§ **Directions**
Reproduce exactly the lines below, from the first one through the line containing "ax = fig.add_axes([0.1347, 0.096, 0.855, 0.782])", and omit any pictures.

§ **Supplied material**
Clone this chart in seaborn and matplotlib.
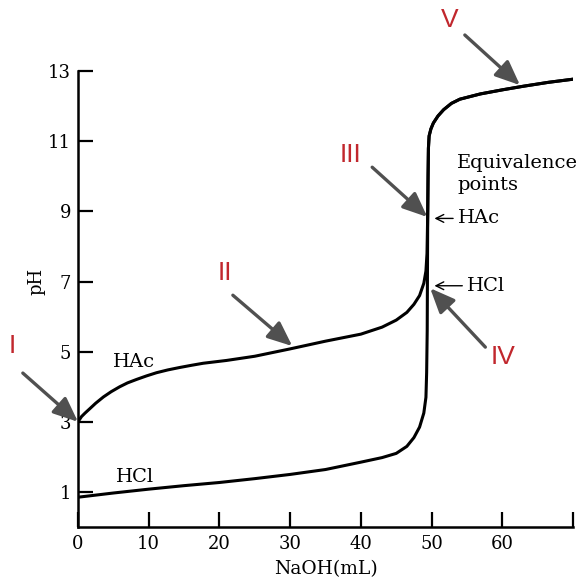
import matplotlib
matplotlib.use("Agg")
from matplotlib import pyplot as plt
import pandas as pd
import seaborn as sns

# Titration curves: NaOH added (mL) vs pH
hac_ml = [0, 0.5, 1, 1.7, 2.5, 3.6, 4.7, 5.9, 7, 8.3, 9.7, 11.1, 12.7, 14.4,
          16, 17.7, 21, 25, 30, 35, 40, 43, 45, 46.5, 47.5, 48.3, 48.9, 49.2,
          49.35, 49.45, 49.5, 49.55, 49.65, 49.9, 50.25, 50.9, 51.7, 52.8,
          54, 56.9, 60.1, 63, 66.5, 70]
hac_ph = [3.0, 3.15, 3.25, 3.38, 3.53, 3.71, 3.86, 4.0, 4.11, 4.21, 4.31,
          4.4, 4.48, 4.55, 4.61, 4.67, 4.75, 4.87, 5.08, 5.3, 5.5, 5.7, 5.9,
          6.12, 6.35, 6.6, 6.95, 7.3, 7.8, 8.9, 10.0, 10.8, 11.15, 11.35,
          11.52, 11.72, 11.9, 12.08, 12.2, 12.35, 12.47, 12.57, 12.68, 12.77]

hcl_ml = [0, 5, 10, 15, 20, 25, 30, 35, 40, 43, 45, 46.5, 47.5, 48.3, 48.9,
          49.2, 49.3, 49.38, 49.45, 49.5, 49.55, 49.65, 49.9, 50.25, 50.9,
          51.7, 52.8, 54, 56.9, 60.1, 63, 66.5, 70]
hcl_ph = [0.85, 0.97, 1.08, 1.18, 1.27, 1.38, 1.5, 1.64, 1.85, 1.98, 2.1,
          2.3, 2.55, 2.85, 3.25, 3.7, 4.4, 5.6, 8.9, 10.0, 10.8, 11.15, 11.35,
          11.52, 11.72, 11.9, 12.08, 12.2, 12.35, 12.47, 12.57, 12.68, 12.77]

x_ticks = [0, 10, 20, 30, 40, 50, 60, 70]
x_tick_labels = ["0", "10", "20", "30", "40", "50", "60", ""]
y_ticks = [1, 3, 5, 7, 9, 11, 13]

curves = pd.concat([
    pd.DataFrame({"NaOH": hac_ml, "pH": hac_ph, "acid": "HAc"}),
    pd.DataFrame({"NaOH": hcl_ml, "pH": hcl_ph, "acid": "HCl"}),
])

sns.set_style("ticks")
plt.rcParams["font.family"] = ["DejaVu Serif", "DejaVu Sans"]
plt.rcParams["text.color"] = "black"
plt.rcParams["axes.labelcolor"] = "black"

fig = plt.figure(figsize=(5.79, 5.83), dpi=100)
ax = fig.add_axes([0.1347, 0.096, 0.855, 0.782])

sns.lineplot(data=curves, x="NaOH", y="pH", hue="acid", units="acid",
             estimator=None, sort=False, palette=["black", "black"],
             linewidth=2.2, legend=False, ax=ax)

ax.set_xlim(0, 70)
ax.set_ylim(0, 13)
ax.set_xticks(x_ticks)
ax.set_xticklabels(x_tick_labels)
ax.set_yticks(y_ticks)
ax.tick_params(direction="in", length=11, width=1.6, labelsize=13,
               colors="black")
ax.tick_params(axis="x", pad=6)
ax.tick_params(axis="y", pad=5)
for side in ["top", "right"]:
    ax.spines[side].set_visible(False)
for side in ["left", "bottom"]:
    ax.spines[side].set_linewidth(1.8)
    ax.spines[side].set_color("black")
ax.set_xlabel("NaOH(mL)", fontsize=13.5, labelpad=5)
ax.set_ylabel("pH", fontsize=13, va="center")
ax.yaxis.set_label_coords(-0.083, 0.538)

# curve labels
ax.text(7.9, 4.7, "HAc", fontsize=14, ha="center", va="center")
ax.text(8.1, 1.43, "HCl", fontsize=14, ha="center", va="center")
ax.text(53.6, 10.06, "Equivalence\npoints", fontsize=14, ha="left",
        va="center", linespacing=1.25)
thin = dict(arrowstyle="->", color="black", lw=1.0, shrinkA=1, shrinkB=0)
ax.annotate("HAc", xy=(50.4, 8.8), xytext=(53.7, 8.8), fontsize=14,
            ha="left", va="center", arrowprops=thin, annotation_clip=False)
ax.annotate("HCl", xy=(50.4, 6.88), xytext=(55.0, 6.88), fontsize=14,
            ha="left", va="center", arrowprops=thin, annotation_clip=False)

# roman numeral markers with grey arrows
red = "#c1272d"
grey = dict(arrowstyle="-|>,head_length=0.75,head_width=0.32",
            color="#505050", lw=2.4, mutation_scale=20, shrinkA=0, shrinkB=0)
marks = [
    ("I", (-9.3, 5.15), (-7.8, 4.39), (0.0, 3.0)),
    ("II", (20.8, 7.24), (21.9, 6.61), (30.3, 5.16)),
    ("III", (38.5, 10.6), (41.6, 10.26), (49.4, 8.84)),
    ("IV", (60.1, 4.85), (57.6, 5.13), (49.8, 6.81)),
    ("V", (52.6, 14.45), (54.7, 14.03), (62.5, 12.6)),
]
for label, pos, tail, tip in marks:
    ax.annotate("", xy=tip, xytext=tail, arrowprops=grey,
                annotation_clip=False)
    ax.text(pos[0], pos[1], label, color=red, fontsize=19,
            family="Liberation Sans", ha="center", va="center",
            clip_on=False)

fig.savefig("out.png", dpi=100)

§ **Exercise result**
Clone this chart in seaborn and matplotlib.
import matplotlib
matplotlib.use("Agg")
from matplotlib import pyplot as plt
import pandas as pd
import seaborn as sns

# Titration curves: NaOH added (mL) vs pH
hac_ml = [0, 0.5, 1, 1.7, 2.5, 3.6, 4.7, 5.9, 7, 8.3, 9.7, 11.1, 12.7, 14.4,
          16, 17.7, 21, 25, 30, 35, 40, 43, 45, 46.5, 47.5, 48.3, 48.9, 49.2,
          49.35, 49.45, 49.5, 49.55, 49.65, 49.9, 50.25, 50.9, 51.7, 52.8,
          54, 56.9, 60.1, 63, 66.5, 70]
hac_ph = [3.0, 3.15, 3.25, 3.38, 3.53, 3.71, 3.86, 4.0, 4.11, 4.21, 4.31,
          4.4, 4.48, 4.55, 4.61, 4.67, 4.75, 4.87, 5.08, 5.3, 5.5, 5.7, 5.9,
          6.12, 6.35, 6.6, 6.95, 7.3, 7.8, 8.9, 10.0, 10.8, 11.15, 11.35,
          11.52, 11.72, 11.9, 12.08, 12.2, 12.35, 12.47, 12.57, 12.68, 12.77]

hcl_ml = [0, 5, 10, 15, 20, 25, 30, 35, 40, 43, 45, 46.5, 47.5, 48.3, 48.9,
          49.2, 49.3, 49.38, 49.45, 49.5, 49.55, 49.65, 49.9, 50.25, 50.9,
          51.7, 52.8, 54, 56.9, 60.1, 63, 66.5, 70]
hcl_ph = [0.85, 0.97, 1.08, 1.18, 1.27, 1.38, 1.5, 1.64, 1.85, 1.98, 2.1,
          2.3, 2.55, 2.85, 3.25, 3.7, 4.4, 5.6, 8.9, 10.0, 10.8, 11.15, 11.35,
          11.52, 11.72, 11.9, 12.08, 12.2, 12.35, 12.47, 12.57, 12.68, 12.77]

x_ticks = [0, 10, 20, 30, 40, 50, 60, 70]
x_tick_labels = ["0", "10", "20", "30", "40", "50", "60", ""]
y_ticks = [1, 3, 5, 7, 9, 11, 13]

curves = pd.concat([
    pd.DataFrame({"NaOH": hac_ml, "pH": hac_ph, "acid": "HAc"}),
    pd.DataFrame({"NaOH": hcl_ml, "pH": hcl_ph, "acid": "HCl"}),
])

sns.set_style("ticks")
plt.rcParams["font.family"] = ["DejaVu Serif", "DejaVu Sans"]
plt.rcParams["text.color"] = "black"
plt.rcParams["axes.labelcolor"] = "black"

fig = plt.figure(figsize=(5.79, 5.83), dpi=100)
ax = fig.add_axes([0.1347, 0.096, 0.855, 0.782])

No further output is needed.